**Problem description**:
Exactly the lines from the start of the data below through the line that contains "from bokeh.resources import INLINE" are to be copied, with pictures left out.

**Provided data**:
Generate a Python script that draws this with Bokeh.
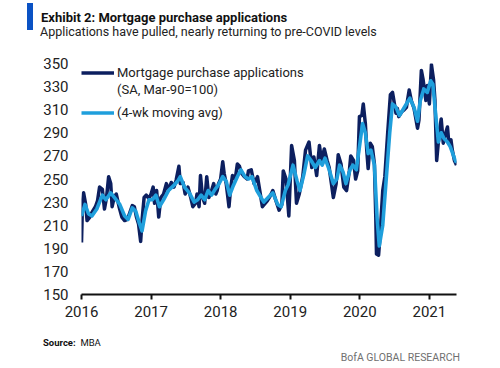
from bokeh.plotting import figure
from bokeh.models import (ColumnDataSource, FixedTicker, Legend, LegendItem, Range1d, Div)
from bokeh.layouts import column
from bokeh.embed import file_html
from bokeh.resources import INLINE

# ---------------- data ----------------
apps_t = [2016.00, 2016.015, 2016.03, 2016.06, 2016.08, 2016.12, 2016.15, 2016.20, 2016.23, 2016.26,
          2016.30, 2016.33, 2016.36, 2016.39, 2016.42, 2016.44, 2016.47, 2016.50, 2016.54, 2016.58,
          2016.62, 2016.66, 2016.69, 2016.73, 2016.76, 2016.79, 2016.82, 2016.85, 2016.87, 2016.90,
          2016.93, 2016.97, 2017.00, 2017.03, 2017.05, 2017.08, 2017.11, 2017.14, 2017.18, 2017.22,
          2017.25, 2017.29, 2017.33, 2017.36, 2017.40, 2017.42, 2017.46, 2017.49, 2017.53, 2017.57,
          2017.60, 2017.64, 2017.66, 2017.69, 2017.71, 2017.74, 2017.77, 2017.80, 2017.83, 2017.87,
          2017.90, 2017.93, 2017.95, 2017.97, 2018.00, 2018.03, 2018.05, 2018.08, 2018.12, 2018.14,
          2018.17, 2018.21, 2018.24, 2018.27, 2018.30, 2018.34, 2018.38, 2018.40, 2018.44, 2018.48,
          2018.53, 2018.60, 2018.67, 2018.71, 2018.75, 2018.79, 2018.84, 2018.88, 2018.90, 2018.94,
          2018.98, 2019.02, 2019.06, 2019.09, 2019.13, 2019.18, 2019.22, 2019.27, 2019.31, 2019.34,
          2019.38, 2019.42, 2019.45, 2019.49, 2019.53, 2019.56, 2019.59, 2019.62, 2019.66, 2019.69,
          2019.73, 2019.77, 2019.81, 2019.85, 2019.87, 2019.91, 2019.94, 2019.97, 2019.995, 2020.03,
          2020.05, 2020.08, 2020.10, 2020.12, 2020.15, 2020.18, 2020.21, 2020.23, 2020.24, 2020.27,
          2020.29, 2020.33, 2020.36, 2020.40, 2020.44, 2020.47, 2020.49, 2020.52, 2020.54, 2020.56,
          2020.60, 2020.64, 2020.67, 2020.71, 2020.74, 2020.78, 2020.83, 2020.85, 2020.885, 2020.91,
          2020.95, 2020.97, 2021.00, 2021.03, 2021.06, 2021.08, 2021.105, 2021.14, 2021.17, 2021.20,
          2021.23, 2021.26, 2021.28, 2021.31, 2021.33, 2021.36, 2021.39]
apps_v = [195, 231, 238, 228, 214, 217, 221, 226, 231, 243,
          241, 224, 234, 252, 246, 226, 234, 237, 226, 217,
          214, 215, 220, 227, 226, 217, 211, 196, 214, 234,
          236, 233, 237, 243, 229, 240, 217, 234, 237, 246,
          240, 247, 243, 249, 261, 246, 247, 237, 243, 234,
          226, 229, 237, 226, 253, 234, 229, 252, 234, 240,
          246, 237, 240, 246, 250, 265, 255, 246, 226, 240,
          253, 250, 263, 261, 255, 252, 250, 257, 258, 246,
          252, 226, 231, 235, 240, 232, 223, 228, 257, 250,
          218, 279, 266, 229, 237, 252, 275, 282, 260, 269,
          253, 279, 266, 276, 266, 260, 247, 234, 246, 271,
          263, 243, 240, 257, 270, 266, 250, 257, 304, 305,
          315, 298, 275, 259, 281, 278, 263, 217, 185, 184,
          200, 240, 252, 289, 323, 325, 318, 307, 311, 304,
          308, 310, 312, 327, 318, 311, 294, 301, 344, 336,
          318, 331, 315, 349, 336, 318, 266, 289, 302, 281,
          289, 295, 281, 284, 275, 266, 262]

avg_t = [2016.00, 2016.05, 2016.10, 2016.15, 2016.22, 2016.30, 2016.35, 2016.42, 2016.50, 2016.55,
         2016.62, 2016.67, 2016.73, 2016.78, 2016.83, 2016.87, 2016.92, 2016.97, 2017.02, 2017.07,
         2017.12, 2017.18, 2017.25, 2017.32, 2017.38, 2017.42, 2017.48, 2017.55, 2017.62, 2017.67,
         2017.72, 2017.77, 2017.82, 2017.87, 2017.92, 2017.97, 2018.03, 2018.08, 2018.13, 2018.18,
         2018.24, 2018.29, 2018.35, 2018.40, 2018.45, 2018.52, 2018.58, 2018.62, 2018.70, 2018.75,
         2018.82, 2018.87, 2018.93, 2018.97, 2019.04, 2019.10, 2019.14, 2019.20, 2019.25, 2019.30,
         2019.36, 2019.42, 2019.46, 2019.50, 2019.56, 2019.62, 2019.67, 2019.71, 2019.76, 2019.80,
         2019.86, 2019.90, 2019.95, 2020.00, 2020.04, 2020.08, 2020.12, 2020.16, 2020.21, 2020.25,
         2020.28, 2020.33, 2020.38, 2020.43, 2020.47, 2020.52, 2020.57, 2020.62, 2020.68, 2020.72,
         2020.78, 2020.83, 2020.87, 2020.92, 2020.97, 2021.02, 2021.05, 2021.10, 2021.13, 2021.17,
         2021.21, 2021.26, 2021.30, 2021.36, 2021.39]
avg_v = [218, 228, 220, 218, 224, 236, 232, 238, 232, 228,
         218, 215, 225, 222, 212, 205, 222, 232, 232, 236,
         226, 232, 240, 244, 248, 252, 243, 238, 230, 232,
         236, 232, 240, 236, 241, 245, 252, 248, 236, 244,
         252, 258, 252, 250, 252, 240, 234, 230, 235, 238,
         228, 226, 240, 245, 262, 248, 240, 255, 270, 266,
         260, 266, 262, 268, 258, 246, 250, 262, 256, 246,
         258, 262, 258, 280, 298, 290, 272, 275, 262, 215,
         192, 210, 250, 290, 315, 312, 305, 310, 316, 320,
         312, 300, 318, 328, 325, 335, 332, 300, 282, 290,
         285, 282, 278, 268, 264]

year_ticks = [2016, 2017, 2018, 2019, 2020, 2021]
value_ticks = [150, 170, 190, 210, 230, 250, 270, 290, 310, 330, 350]

title_text = "Exhibit 2: Mortgage purchase applications"
subtitle_text = "Applications have pulled, nearly returning to pre-COVID levels"
source_label = "Source:"
source_text = "MBA"
brand_text = "BofA GLOBAL RESEARCH"

# ---------------- style ----------------
FONT = "Roboto"
DARK = "#0c1f5f"
LIGHT = "#1f9fdc"
W = 500
HEAD_H, FIG_H, FOOT_H = 42, 284, 42

header = Div(width=W, height=HEAD_H, margin=0, text=f"""
<div style="position:relative;width:{W}px;height:{HEAD_H}px;font-family:Roboto;">
  <div style="position:absolute;left:27px;top:3px;width:6px;height:27px;background:#0a52c4;"></div>
  <div style="position:absolute;left:41px;top:10.6px;font-size:13px;line-height:13px;font-weight:bold;color:#111;white-space:nowrap;">{title_text}</div>
  <div style="position:absolute;left:40px;top:25.5px;font-size:12.5px;line-height:12.5px;color:#222;white-space:nowrap;">{subtitle_text}</div>
</div>""")

footer = Div(width=W, height=FOOT_H, margin=0, text=f"""
<div style="position:relative;width:{W}px;height:{FOOT_H}px;font-family:Roboto;">
  <div style="position:absolute;left:43px;top:12px;font-size:9.5px;line-height:9.5px;color:#111;white-space:nowrap;"><b>{source_label}</b>&nbsp;&nbsp;{source_text}</div>
  <div style="position:absolute;right:40px;top:27px;font-size:10.5px;line-height:10.5px;color:#707070;white-space:nowrap;">{brand_text}</div>
</div>""")

p = figure(width=W, height=FIG_H, output_backend="svg", toolbar_location=None,
           x_range=Range1d(2016.0, 2021.39), y_range=Range1d(150, 350),
           min_border_left=81, min_border_right=44, min_border_top=21, min_border_bottom=32)
p.outline_line_color = None
p.grid.grid_line_color = None
p.background_fill_color = "white"
p.border_fill_color = "white"

src_apps = ColumnDataSource(dict(t=apps_t, v=apps_v))
src_avg = ColumnDataSource(dict(t=avg_t, v=avg_v))
r_apps = p.line("t", "v", source=src_apps, line_color=DARK, line_width=3.5, line_join="round")
r_avg = p.line("t", "v", source=src_avg, line_color=LIGHT, line_width=3.6, line_join="round")

# axes
xa = p.xaxis[0]
xa.ticker = FixedTicker(ticks=year_ticks)
xa.axis_line_color = "#111111"
xa.axis_line_width = 2
xa.major_tick_line_color = "#111111"
xa.major_tick_line_width = 2
xa.major_tick_out = 5
xa.major_tick_in = 0
xa.minor_tick_line_color = None
xa.major_label_standoff = 6
xa.major_label_text_font = FONT
xa.major_label_text_font_size = "15px"
xa.major_label_text_color = "#222222"

ya = p.yaxis[0]
ya.ticker = FixedTicker(ticks=value_ticks)
ya.axis_line_color = None
ya.major_tick_line_color = None
ya.minor_tick_line_color = None
ya.major_tick_out = 0
ya.major_tick_in = 0
ya.major_label_standoff = 13
ya.major_label_text_font = FONT
ya.major_label_text_font_size = "15px"
ya.major_label_text_color = "#222222"

# legends
dummy = p.line(x=[], y=[], line_alpha=0)
leg1 = Legend(items=[LegendItem(label="Mortgage purchase applications", renderers=[r_apps]),
                     LegendItem(label="(SA, Mar-90=100)", renderers=[dummy])],
              location=(0, 196), spacing=0)
leg2 = Legend(items=[LegendItem(label="(4-wk moving avg)", renderers=[r_avg])],
              location=(0, 173), spacing=0)
for lg in (leg1, leg2):
    lg.glyph_width = 33
    lg.glyph_height = 17
    lg.label_height = 17
    lg.label_standoff = 3
    lg.padding = 0
    lg.margin = 0
    lg.border_line_color = None
    lg.background_fill_alpha = 0
    lg.label_text_font = FONT
    lg.label_text_font_size = "13px"
    lg.label_text_color = "#222222"
    p.add_layout(lg)

layout = column(header, p, footer, spacing=0, margin=0)
open("out.html", "w").write(file_html(layout, INLINE))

**Reply**:
Generate a Python script that draws this with Bokeh.
from bokeh.plotting import figure
from bokeh.models import (ColumnDataSource, FixedTicker, Legend, LegendItem, Range1d, Div)
from bokeh.layouts import column
from bokeh.embed import file_html
from bokeh.resources import INLINE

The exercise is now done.